JAMM AQUINO / JAQUINO@STARBULLETIN.COM
Tosca is played by Pamela South in the first scene of Hawaii Opera Theatre's "Tosca," finale of the 2006 opera season at the Blaisdell Concert Hall.
'Tosca' delivers rich range of roles
The Italian-themed season of the Hawaii Opera concludes with Puccini's high-voltage "Tosca," a bold tale of trickery, passion and violence, in which all characters are somehow ambiguous.
Presented by Hawaii Opera Theatre.
When: Continues at 4 p.m. today and 7:30 p.m. Tuesday.
Place: Blaisdell Concert Hall.
Cost: Tickets are $28 to $100.
Call: 596-7858 or visit hawaiiopera.org
Sometimes for convenience or political beliefs, other times for love or pure wickedness, each character has a double predicament. This complexity, the theatrical coups, vocal challenges and musical intensity make the glory of the work.
Soprano Pamela South conveyed the complexity of Tosca's predicament in Friday's opening-night performance. First, she was wonderful in her burst of jealousy at her entrance, looking at the painter Cavaradossi's work ("La vedi? T'ama?"). After, she turned witty when urging the painter to change the color of the woman in the portrait. Then South revealed Tosca's light and sweet side, describing her small house.
But the soprano showed her real strength in the second act, when true dramatic interpretation is needed. Tosca confesses, kills ("Muori!" and "The whole of Rome trembled before him"), forgives and ponders her life in "Vissi d'arte." The soprano delivered this aria with all the due changes of volume, expressive colors and "messa di voce."
Finally, in Act 3, Tosca's tragic quandary reached its peak with the cry "Mario!" Here South's voice gave the audience a chill.
The painter Cavaradossi loves Tosca, but also likes the blonde Marchesa Attavanti. He is a hero and an artist, but calls Tosca a traitor. Well, we love him anyway.

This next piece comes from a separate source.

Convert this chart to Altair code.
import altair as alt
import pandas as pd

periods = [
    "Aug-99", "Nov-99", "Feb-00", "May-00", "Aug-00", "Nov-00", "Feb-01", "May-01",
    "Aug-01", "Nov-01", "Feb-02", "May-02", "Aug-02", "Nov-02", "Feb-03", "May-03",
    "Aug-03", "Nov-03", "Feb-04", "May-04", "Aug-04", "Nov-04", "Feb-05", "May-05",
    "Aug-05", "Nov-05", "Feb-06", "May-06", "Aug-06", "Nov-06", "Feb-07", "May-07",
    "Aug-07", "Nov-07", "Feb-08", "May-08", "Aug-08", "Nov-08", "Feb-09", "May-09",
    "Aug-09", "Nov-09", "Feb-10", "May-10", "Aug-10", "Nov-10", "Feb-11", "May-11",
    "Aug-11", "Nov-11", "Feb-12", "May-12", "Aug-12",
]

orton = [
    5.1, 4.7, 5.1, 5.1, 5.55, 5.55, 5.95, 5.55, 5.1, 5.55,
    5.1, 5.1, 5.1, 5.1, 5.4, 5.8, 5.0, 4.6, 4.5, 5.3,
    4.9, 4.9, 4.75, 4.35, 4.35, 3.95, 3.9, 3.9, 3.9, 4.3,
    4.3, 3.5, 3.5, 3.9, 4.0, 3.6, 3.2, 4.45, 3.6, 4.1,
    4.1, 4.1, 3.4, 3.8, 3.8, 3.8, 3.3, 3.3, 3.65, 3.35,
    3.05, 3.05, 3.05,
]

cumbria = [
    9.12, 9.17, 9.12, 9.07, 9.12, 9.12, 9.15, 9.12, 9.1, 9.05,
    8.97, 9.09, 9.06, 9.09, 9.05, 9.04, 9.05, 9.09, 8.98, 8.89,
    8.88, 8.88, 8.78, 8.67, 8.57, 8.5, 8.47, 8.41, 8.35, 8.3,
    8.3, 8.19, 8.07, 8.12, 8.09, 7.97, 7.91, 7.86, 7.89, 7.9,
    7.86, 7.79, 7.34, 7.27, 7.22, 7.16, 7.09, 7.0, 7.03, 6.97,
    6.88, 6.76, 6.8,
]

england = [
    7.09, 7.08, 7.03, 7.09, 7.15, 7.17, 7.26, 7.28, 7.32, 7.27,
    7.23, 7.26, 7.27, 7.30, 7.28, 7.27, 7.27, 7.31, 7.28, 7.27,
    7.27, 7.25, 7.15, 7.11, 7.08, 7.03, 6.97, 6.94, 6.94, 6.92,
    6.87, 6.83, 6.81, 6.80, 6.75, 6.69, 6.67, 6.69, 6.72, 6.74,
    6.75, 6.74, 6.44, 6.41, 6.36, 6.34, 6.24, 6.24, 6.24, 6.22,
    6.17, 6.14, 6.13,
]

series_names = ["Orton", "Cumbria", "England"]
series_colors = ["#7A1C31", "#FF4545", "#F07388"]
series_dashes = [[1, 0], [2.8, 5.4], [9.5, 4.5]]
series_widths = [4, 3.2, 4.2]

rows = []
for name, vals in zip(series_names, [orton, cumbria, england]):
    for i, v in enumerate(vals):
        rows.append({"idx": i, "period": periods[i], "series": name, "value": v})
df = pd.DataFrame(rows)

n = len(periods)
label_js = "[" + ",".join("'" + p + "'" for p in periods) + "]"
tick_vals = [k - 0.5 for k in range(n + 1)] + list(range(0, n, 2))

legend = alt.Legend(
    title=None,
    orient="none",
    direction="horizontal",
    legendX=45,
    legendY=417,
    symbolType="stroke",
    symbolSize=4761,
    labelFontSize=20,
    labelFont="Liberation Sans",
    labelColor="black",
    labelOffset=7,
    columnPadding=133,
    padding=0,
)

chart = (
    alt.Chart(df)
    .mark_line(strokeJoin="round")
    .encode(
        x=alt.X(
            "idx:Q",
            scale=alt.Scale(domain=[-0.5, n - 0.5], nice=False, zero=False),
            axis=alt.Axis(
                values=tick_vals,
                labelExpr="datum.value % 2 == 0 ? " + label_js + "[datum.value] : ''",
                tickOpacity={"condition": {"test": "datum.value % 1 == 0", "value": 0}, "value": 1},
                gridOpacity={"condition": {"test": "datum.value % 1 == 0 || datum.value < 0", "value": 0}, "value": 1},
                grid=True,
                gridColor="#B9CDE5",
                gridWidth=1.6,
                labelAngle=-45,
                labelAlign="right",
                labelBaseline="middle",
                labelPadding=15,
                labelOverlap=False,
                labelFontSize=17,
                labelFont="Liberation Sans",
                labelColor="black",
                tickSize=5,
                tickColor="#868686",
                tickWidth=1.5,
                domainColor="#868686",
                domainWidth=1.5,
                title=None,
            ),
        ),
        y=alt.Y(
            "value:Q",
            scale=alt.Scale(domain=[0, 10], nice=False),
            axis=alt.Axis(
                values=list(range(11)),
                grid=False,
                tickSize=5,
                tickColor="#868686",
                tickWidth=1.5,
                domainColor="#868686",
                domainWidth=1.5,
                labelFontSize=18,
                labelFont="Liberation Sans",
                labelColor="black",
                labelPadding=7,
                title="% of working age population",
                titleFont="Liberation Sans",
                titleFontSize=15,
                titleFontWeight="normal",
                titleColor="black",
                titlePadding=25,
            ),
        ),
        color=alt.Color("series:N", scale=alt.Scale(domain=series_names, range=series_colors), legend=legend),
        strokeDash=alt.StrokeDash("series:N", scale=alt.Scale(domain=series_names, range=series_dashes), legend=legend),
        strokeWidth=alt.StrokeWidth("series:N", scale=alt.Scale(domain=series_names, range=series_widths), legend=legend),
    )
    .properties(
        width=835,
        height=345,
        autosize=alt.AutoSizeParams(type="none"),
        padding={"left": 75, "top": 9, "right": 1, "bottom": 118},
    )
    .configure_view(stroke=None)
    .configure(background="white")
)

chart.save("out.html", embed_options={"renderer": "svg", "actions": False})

Tenor Richard Crawley in the role of Cavaradossi had good moments Friday, but weaker ones as well. In the first aria "Recondita armonia," his voice was not as strong and "Italianate" as the part suggests. Maybe the projection of his voice was not effective because he was singing from the top of the scaffolding? His duet with Tosca was lovely, but with the "Vittoria" outburst in Act 2, Crawley established the character with stronger voice and theatrical presence. He appeared more persuasive in "E lucevan le stelle" in Act 3, when he delivered the "openness" of Puccini's music with command.

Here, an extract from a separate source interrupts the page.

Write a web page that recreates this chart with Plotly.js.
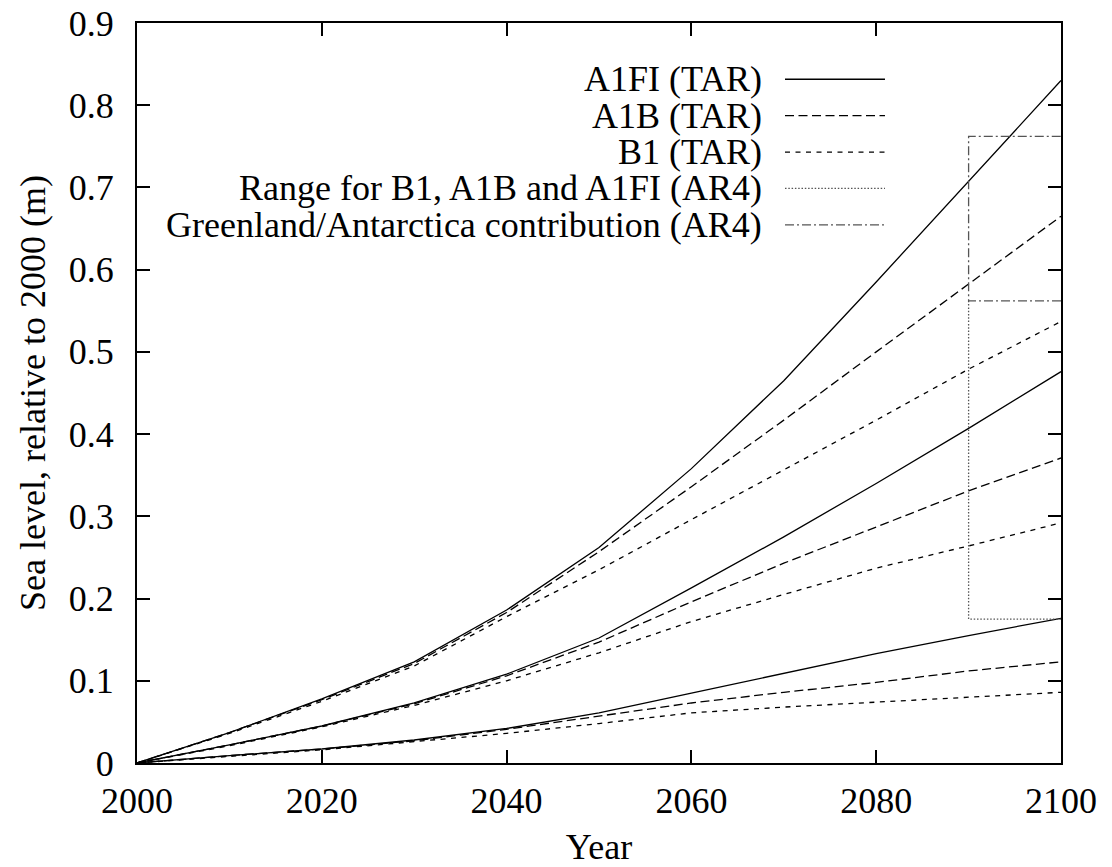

Bass-baritone Jamie Offenbach in the role of the fugitive Angelotti had good scenic impact and his voice was large and clear. Angelotti is always in the run, and uses women's clothes to disguise himself -- another deception. Bass Wilbur Pauley in the Sacristan's role (he lies, too) was witty, funny and pleasantly adapted for the role.
The star of the night, however, was baritone Jake Gardner in the role of evil Scarpia, one of the great bass-baritone roles in opera. No need to describe the character's perversion and treacherousness -- it is there to enjoy.
Scarpia's part appears less complex than the others, as he is the villain from beginning to end. But not overdoing the wickedness is the biggest theatrical challenge. Gardner was sophisticated in his evilness, a true criminal. His rock-solid voice, coupled with his booming entrance line, was fantastic and his voracious pursuit of Tosca was frighteningly realistic.
Gardner just appeared in "Trittico" in the parts of Michele and Gianni Schicchi. What a talent, to be so diverse yet so consistent in his interpretations!
The chorus and the children's chorus had the perfect impact; their choreography and costumes were especially harmonious with the set.
The orchestra under Antony Walker's baton was in tremendous shape. The conductor was agile and accurate, the impetus was there and the instrumentalists participated in the action as much as the singers did.
Helen Rodgers' costumes and Peter Dean Beck's light design were a feast for the eyes, but Neal Peter Jampolis' scenery was especially exquisite.*
A magnificent round "tiled" floor with hints of green and Roman shapes delighted the eyes during the three acts. The scaffolding and the large paintings in Act 1 suggested the height of the church of Sant'Andrea della Valle. In the second act, Scarpia's quarters in Palazzo Farnese faithfully reproduced an opulent Roman room of the 1800s. In the last act, a large angel clasping a sword, like the one on the top of Castel Sant'Angelo, dominated the scene, reminding us of Tosca's predicament: a woman with an angel's voice empowered by the will of a swordfighter.
Valeria Wenderoth has a Ph.D. in musicology from the University of Hawaii at Manoa, where she also teaches.
Tuesday, March 14, 2006
» Neal Peter Jampolis designed the sets for Hawaii Opera Theatre's production of "Tosca." A review on Page A2 Sunday included the wrong name.